Provision it with envs/heterogeneity.yml (conda or mamba).
On these 12 datasets the parameter-stability test finds no split, so the tree reduces to a single Bradley-Terry ranking led by SC3, the same order the net pairwise wins and the marginal means give. A dozen datasets is too few for the test to separate a feature-dependent regime from sampling noise, which is also why the critical-difference diagram and the variance decomposition both report a stable global ranking here. The tree is more informative on a benchmark with many datasets carrying real feature variation; the OpenProblems spatially_variable_genes vignette is where a split appears. See the Bradley-Terry explanation.
Recommendation
Under the default pipeline (equal weights, SAW) on ARI, runtime and Shannon entropy difference pooled across the twelve datasets, Seurat ranks first, and it holds that position across all sixteen weighting-by-method configurations tested above. The SMAA analysis puts Seurat top-ranked in about 99 percent of random weight draws, and the weight-perturbation check finds its top rank is not fragile: no single weight change within the threshold dislodges it. Leave-one-dataset-out adds the dataset axis to that picture: Seurat keeps its first rank in all twelve runs that drop one dataset, so the recommendation does not hang on any single dataset. On the composite, RaceID2 and SAFE rank near the bottom.

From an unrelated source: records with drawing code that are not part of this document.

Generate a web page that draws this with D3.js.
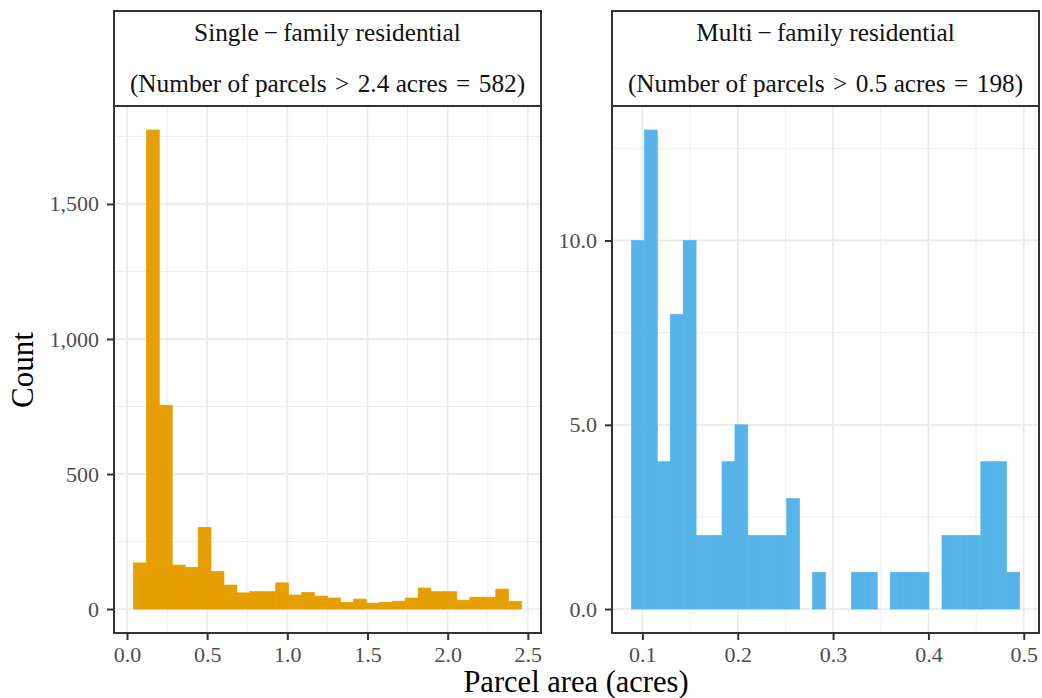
<!DOCTYPE html>
<html>
<head>
<meta charset="utf-8">
<script src="https://cdn.jsdelivr.net/npm/d3@7"></script>
<style>
  body { margin: 0; background: #fff; }
  svg { display: block; }
  text { font-family: "Liberation Serif", serif; }
</style>
</head>
<body>
<svg id="chart" width="1042" height="698"></svg>
<script>
// single-family histogram (30 bins)
var sfTitle = ['Single\u2009\u2212\u2009family residential', '(Number of parcels\u2004>\u20042.4 acres\u2004=\u2004582)']
var sfBinStart = 0.04
var sfBinWidth = 0.0807
var sfCounts = [171, 1774, 755, 163, 155, 303, 140, 89, 60, 65, 65, 97, 52, 62, 48,
  41, 25, 37, 22, 25, 29, 41, 78, 65, 65, 33, 44, 44, 74, 29]
var sfXTicks = [0, 0.5, 1, 1.5, 2, 2.5]
var sfYTicks = [0, 500, 1000, 1500]

// multi-family histogram (30 bins)
var mfTitle = ['Multi\u2009\u2212\u2009family residential', '(Number of parcels\u2004>\u20040.5 acres\u2004=\u2004198)']
var mfBinStart = 0.0885
var mfBinWidth = 0.01357
var mfCounts = [10, 13, 4, 8, 10, 2, 2, 4, 5, 2, 2, 2, 3, 0, 1,
  0, 0, 1, 1, 0, 1, 1, 1, 0, 2, 2, 2, 4, 4, 1]
var mfXTicks = [0.1, 0.2, 0.3, 0.4, 0.5]
var mfYTicks = [0, 5, 10]

var xTitle = 'Parcel area (acres)'
var yTitle = 'Count'

var svg = d3.select('#chart')
var stripTop = 11,
  panelTop = 106,
  panelBottom = 633,
  dark = '#333333',
  grid = '#EBEBEB'

function expand(lo, hi) {
  var pad = (hi - lo) * 0.05
  return [lo - pad, hi + pad]
}

function midpoints(ticks) {
  var out = []
  for (var i = 0; i < ticks.length - 1; i++) {
    out.push((ticks[i] + ticks[i + 1]) / 2)
  }
  return out
}

function drawPanel(opts) {
  var left = opts.left,
    right = opts.right
  var bins = opts.counts.map(function(c, i) {
    return { x0: opts.start + i * opts.width, x1: opts.start + (i + 1) * opts.width, n: c }
  })
  var x = d3.scaleLinear()
    .domain(expand(opts.start, opts.start + opts.counts.length * opts.width))
    .range([left, right])
  var y = d3.scaleLinear()
    .domain(expand(0, d3.max(opts.counts)))
    .range([panelBottom, panelTop])

  var g = svg.append('g')

  // minor grid
  var xStep = opts.xTicks[1] - opts.xTicks[0]
  var xMinor = midpoints([opts.xTicks[0] - xStep].concat(opts.xTicks, [opts.xTicks[opts.xTicks.length - 1] + xStep]))
    .filter(function(v) { return v > x.domain()[0] && v < x.domain()[1] })
  var yStep = opts.yTicks[1] - opts.yTicks[0]
  var yMinor = midpoints(opts.yTicks.concat([opts.yTicks[opts.yTicks.length - 1] + yStep]))
    .filter(function(v) { return v < y.domain()[1] })

  g.selectAll('.xminor').data(xMinor).enter().append('line')
    .attr('x1', x).attr('x2', x).attr('y1', panelTop).attr('y2', panelBottom)
    .attr('stroke', grid).attr('stroke-width', 0.9)
  g.selectAll('.yminor').data(yMinor).enter().append('line')
    .attr('x1', left).attr('x2', right).attr('y1', y).attr('y2', y)
    .attr('stroke', grid).attr('stroke-width', 0.9)
  // major grid
  g.selectAll('.xmajor').data(opts.xTicks).enter().append('line')
    .attr('x1', x).attr('x2', x).attr('y1', panelTop).attr('y2', panelBottom)
    .attr('stroke', grid).attr('stroke-width', 1.8)
  g.selectAll('.ymajor').data(opts.yTicks).enter().append('line')
    .attr('x1', left).attr('x2', right).attr('y1', y).attr('y2', y)
    .attr('stroke', grid).attr('stroke-width', 1.8)

  // bars (empty bins still leave a hairline, as in the original)
  g.selectAll('.bar').data(bins).enter().append('rect')
    .attr('x', function(d) { return x(d.x0) })
    .attr('width', function(d) { return x(d.x1) - x(d.x0) })
    .attr('y', function(d) { return y(d.n) })
    .attr('height', function(d) { return y(0) - y(d.n) })
    .attr('fill', opts.color)
    .attr('stroke', opts.color)
    .attr('stroke-width', 0.6)

  // panel border
  g.append('rect')
    .attr('x', left).attr('y', panelTop)
    .attr('width', right - left).attr('height', panelBottom - panelTop)
    .attr('fill', 'none').attr('stroke', dark).attr('stroke-width', 2)

  // strip
  g.append('rect')
    .attr('x', left).attr('y', stripTop)
    .attr('width', right - left).attr('height', panelTop - stripTop)
    .attr('fill', '#fff').attr('stroke', dark).attr('stroke-width', 2)
  g.selectAll('.strip').data(opts.title).enter().append('text')
    .attr('x', (left + right) / 2)
    .attr('y', function(d, i) { return i === 0 ? 41 : 92 })
    .attr('text-anchor', 'middle')
    .attr('font-size', 25.3)
    .attr('fill', '#111')
    .text(function(d) { return d })

  // x axis
  var xa = g.append('g').attr('transform', 'translate(0,' + panelBottom + ')')
    .call(d3.axisBottom(x).tickValues(opts.xTicks).tickFormat(d3.format('.1f'))
      .tickSize(7).tickPadding(6))
  // y axis
  var ya = g.append('g').attr('transform', 'translate(' + left + ',0)')
    .call(d3.axisLeft(y).tickValues(opts.yTicks).tickFormat(opts.yFormat)
      .tickSize(7).tickPadding(8))
  ;[xa, ya].forEach(function(a) {
    a.select('.domain').remove()
    a.selectAll('.tick line').attr('stroke', dark).attr('stroke-width', 2)
    a.selectAll('.tick text')
      .attr('font-family', '"Liberation Serif", serif')
      .attr('font-size', 22)
      .attr('fill', '#4D4D4D')
  })
  xa.selectAll('.tick text').attr('dy', '0.73em')
}

drawPanel({
  left: 114, right: 541,
  start: sfBinStart, width: sfBinWidth, counts: sfCounts,
  xTicks: sfXTicks, yTicks: sfYTicks,
  yFormat: d3.format(','), title: sfTitle, color: '#E69F00'
})
drawPanel({
  left: 612, right: 1039,
  start: mfBinStart, width: mfBinWidth, counts: mfCounts,
  xTicks: mfXTicks, yTicks: mfYTicks,
  yFormat: d3.format('.1f'), title: mfTitle, color: '#56B4E9'
})

svg.append('text')
  .attr('x', 576).attr('y', 692)
  .attr('text-anchor', 'middle')
  .attr('font-size', 30.5)
  .text(xTitle)
svg.append('text')
  .attr('transform', 'translate(33,370) rotate(-90)')
  .attr('text-anchor', 'middle')
  .attr('font-size', 31)
  .text(yTitle)
</script>
</body>
</html>
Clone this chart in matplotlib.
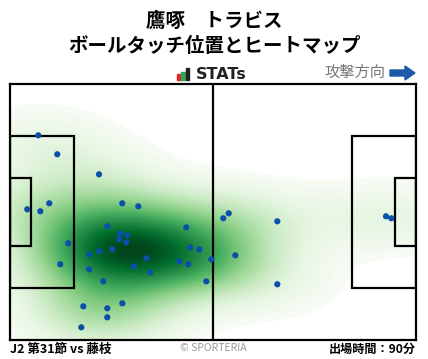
import matplotlib
matplotlib.use("Agg")
import matplotlib.pyplot as plt
import matplotlib.patches as patches
import seaborn as sns
import numpy as np

plt.rcParams['font.family'] = ['Noto Sans CJK JP', 'DejaVu Sans']

# ボールタッチ位置 (105 x 68 のピッチ座標)
touch_x = [7.32, 12.23, 23.02, 10.16, 4.47, 7.84, 29.04, 33.18, 25.16, 28.53,
           30.34, 28.27, 30.08, 15.08, 23.09, 26.46, 20.51, 13.01, 20.51, 32.07,
           35.25, 36.28, 24.13, 45.59, 46.63, 48.96, 43.78, 46.11, 52.06, 50.77,
           18.96, 25.16, 29.04, 25.16, 18.44, 55.16, 56.56, 69.13, 58.27, 69.13,
           97.24, 98.61]
touch_y = [54.37, 49.33, 44.01, 36.31, 34.72, 34.19, 36.31, 35.51, 30.20, 28.34,
           27.81, 26.75, 25.95, 25.69, 23.56, 24.09, 22.76, 20.11, 18.78, 19.58,
           21.70, 17.98, 15.59, 29.94, 24.62, 24.09, 20.90, 20.11, 21.44, 15.59,
           8.95, 8.42, 9.75, 6.03, 3.37, 32.33, 33.65, 31.53, 22.50, 14.80,
           32.86, 32.33]

player = "鷹啄　トラビス"
subtitle = "ボールタッチ位置とヒートマップ"
match_label = "J2 第31節 vs 藤枝"
minutes_label = "出場時間：90分"

W, H = 428, 359
fig = plt.figure(figsize=(W / 100, H / 100), dpi=100)

# ピッチ領域
ax = fig.add_axes([10 / W, (H - 340) / H, 406 / W, 256 / H])
ax.set_xlim(0, 105)
ax.set_ylim(0, 68)
ax.set_xticks([])
ax.set_yticks([])

# ヒートマップ
sns.kdeplot(x=touch_x, y=touch_y, fill=True, cmap='Greens', levels=100, thresh=0.02,
            bw_adjust=1.12, clip=((-5, 110), (-5, 73)), ax=ax, zorder=1)
ax.set_xlim(0, 105)
ax.set_ylim(0, 68)

# ピッチのライン
lw = 1.6
line_kw = dict(fill=False, edgecolor='black', linewidth=lw, zorder=3)
ax.plot([52.5, 52.5], [0, 68], color='black', lw=lw, zorder=3)
ax.add_patch(patches.Rectangle((0, 13.84), 16.5, 40.32, **line_kw))
ax.add_patch(patches.Rectangle((105 - 16.5, 13.84), 16.5, 40.32, **line_kw))
ax.add_patch(patches.Rectangle((0, 24.84), 5.5, 18.32, **line_kw))
ax.add_patch(patches.Rectangle((105 - 5.5, 24.84), 5.5, 18.32, **line_kw))
for s in ax.spines.values():
    s.set_linewidth(lw)
    s.set_zorder(4)

# ボールタッチ
ax.scatter(touch_x, touch_y, s=20, color='#0a50a8', edgecolor='none', zorder=5)

# タイトル
fig.text(214 / W, 1 - 21 / H, player, ha='center', va='center',
         fontsize=14, fontweight='bold')
fig.text(214 / W, 1 - 46 / H, subtitle, ha='center', va='center',
         fontsize=14, fontweight='bold')

# STATs ロゴ
bars = [(177, 6, '#e8262a'), (181, 8, '#2da94f'), (185.5, 12, '#222222')]
for bx, bh, bc in bars:
    fig.patches.append(patches.Rectangle((bx / W, (H - 80) / H), 3.5 / W, bh / H,
                                         transform=fig.transFigure, color=bc))
fig.text(196 / W, 1 - 74.5 / H, "STATs", ha='left', va='center',
         fontsize=11.5, fontweight='bold', color='#222222', family='DejaVu Sans')

# 攻撃方向
fig.text(385 / W, 1 - 72 / H, "攻撃方向", ha='right', va='center',
         fontsize=11, color='#777777')
fig.patches.append(patches.FancyArrow(390 / W, 1 - 73 / H, 25 / W, 0,
                                      width=6 / H, head_width=14 / H, head_length=10 / W,
                                      length_includes_head=True,
                                      transform=fig.transFigure, color='#1e5aa8'))

# フッター
fig.text(10 / W, 1 - 349 / H, match_label, ha='left', va='center',
         fontsize=9, fontweight='bold')
fig.text(213 / W, 1 - 348 / H, "© SPORTERIA", ha='center', va='center',
         fontsize=7.5, color='#999999')
fig.text(416 / W, 1 - 349 / H, minutes_label, ha='right', va='center',
         fontsize=8.7, fontweight='bold')

fig.savefig("out.png", dpi=100)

The critical-difference diagram qualifies this. On ARI alone, the per-dataset ranks favour SC3 (best average ARI rank), with Seurat tied close behind, and the Friedman test is clearly significant (p well below 0.05), so the methods are not all equivalent. But the Nemenyi critical difference is large relative to the rank spread, so most pairs sit inside overlapping cliques and are not separable on ARI at twelve datasets. The composite ranks Seurat first because it also pools strong runtime and entropy-difference scores, not because it is the single best on ARI. The informative reading is that Seurat is a stable top choice across these three metrics and these weightings, while the gap between the upper-middle methods on ARI alone is within the noise the test can resolve.
This matches the expected narrative for Seurat (stable top choice) and for RaceID2 (a consistent low performer). It diverges on FlowSOM: here FlowSOM sits mid-pack on the composite, not among the lowest, so the expected “RaceID2 and FlowSOM are consistent low performers” holds for RaceID2 but not for FlowSOM on this metric set and pooling.